On California’s Leadership: the Journal Gets it Wrong, Obama Gets it Right

Leave it to dyed-in-the-wool opponents to find a cloud in every silver lining. As clean tech investment and jobs continue flowing into California due in part to the state’s 50-year environmental leadership—as President Obama’s recent visit to a solar company in Fremont underlined—the Wall Street Journal has found a convenient scrap of partisan “evidence” that California’s Clean Air Act (AB 32) will hurt business. 

Taking out of context a narrow – and debatable – state Legislative Analyst’s Office (LAO) opinion on just one element of AB 32’s impact, the Journal predicted that AB 32 will drive businesses out of the state editorializing, “a state already leading the nation in lost jobs and businesses, home foreclosures and debt doesn’t need higher self-imposed energy costs.” 

The real story behind the LAO’s latest report on AB 32’s economic impact is much different than the Journal would lead readers to believe. The question the LAO was answering was a “gotcha” query submitted by Assemblyman Dan Logue, who is fronting for Texas oil companies in leading the proposed Dirty Energy ballot initiative to suspend AB 32. 

Logue didn’t broadly ask the LAO to look into how AB 32 is going to affect California business. He cleverly worded his inquiry to ask, in effect, “How will AB 32’s implementation in 2012 affect California business if other Western U.S. states and Canadian provinces aren’t yet ready to implement their own clean air policies?” (italics added) 

Even with that loaded question, all Logue was able to elicit from the LAO was the vague opinion that some energy-intensive businesses might be affected “in the near term;” that is, until other states and provinces in the West – or the entire United States and Canada – adopt similar policies to bring their citizens cleaner, more secure and more efficient energy and transportation technologies. 

Even that mild, hedged response flies in the face of extensive research by others including the California Air Resources Board, which estimates that AB 32 will result in economic growth and significantly cut pollution.  

So who are we going to believe, the Journal’s editors or the numbers showing that California has the largest domestic clean energy economy? 

Here are the facts: AB 32 has helped California’s economy.
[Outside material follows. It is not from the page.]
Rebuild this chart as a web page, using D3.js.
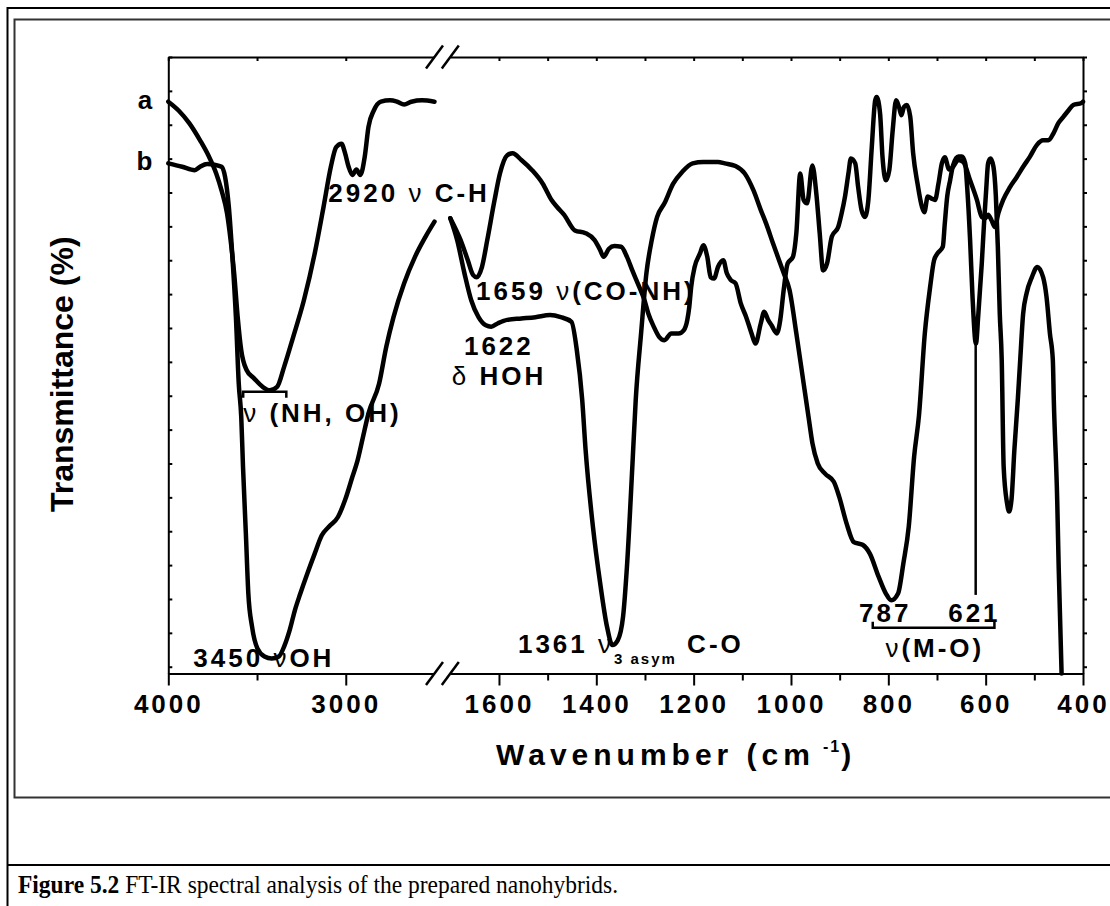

It has made California a magnet for clean tech investment and accelerated the commercialization of renewable energy projects, many in regions of the state that have been hard hit by the recession. To wit:

  • A solar project by Southern California Edison will hire more than 1,200 workers in the state’s Inland Empire.
  • Electric carmaker Tesla Motors announced a joint venture with Toyota at the former NUMMI plant in Fremont and expects to hire 1,000 workers.
  • BYD Co., the Chinese auto and battery maker backed by Warren Buffett, is locating its North American headquarters in downtown Los Angeles. It will hire California workers.
  • Spain’s leading wind company, Power System will open its U.S. office in San Diego “to bring us closer to our North American customers and enable us to offer our solutions to the wind turbines and solar power markets in this region. ” 

Want more facts? California‘s leadership in transitioning to a clean energy economy has solidified its market leading position with the greatest number of clean tech jobs (500,000 now with 1.2 million jobs forecast by 2020) in the country. It is home to seven of the nation’s top 10 clean tech companies, according to the Journal’s own analysis and got more than $2.1 billion in venture capital investment in 2009 – 60 percent of North America’s total and 5 times more than our nearest competitor, Massachusetts. In fact, green jobs in California are growing faster than jobs in any other sector. 

When the latest LAO report predicting possible “leakage” of California business to other states was published, several California clean tech business leaders issued a rebuttal.  

Simply put, the Journal got it wrong. President Obama got it right when he visited an innovative solar company in the Bay Area this week, declaring that he wasn’t ready to cede American global leadership in clean technology to any other country. He observed that “it’s fitting that this technology is being pioneered here in California. Where else, right? For generations, this part of the country has always embodied the entrepreneurial spirit that has always defined America’s success.” 

The facts speak for themselves. California is attracting and growing businesses that recognize this golden opportunity. Not only can businesses in every industry cut costs by reducing emissions, they can use this opportunity to position their business to compete in the trillion dollar clean-energy market.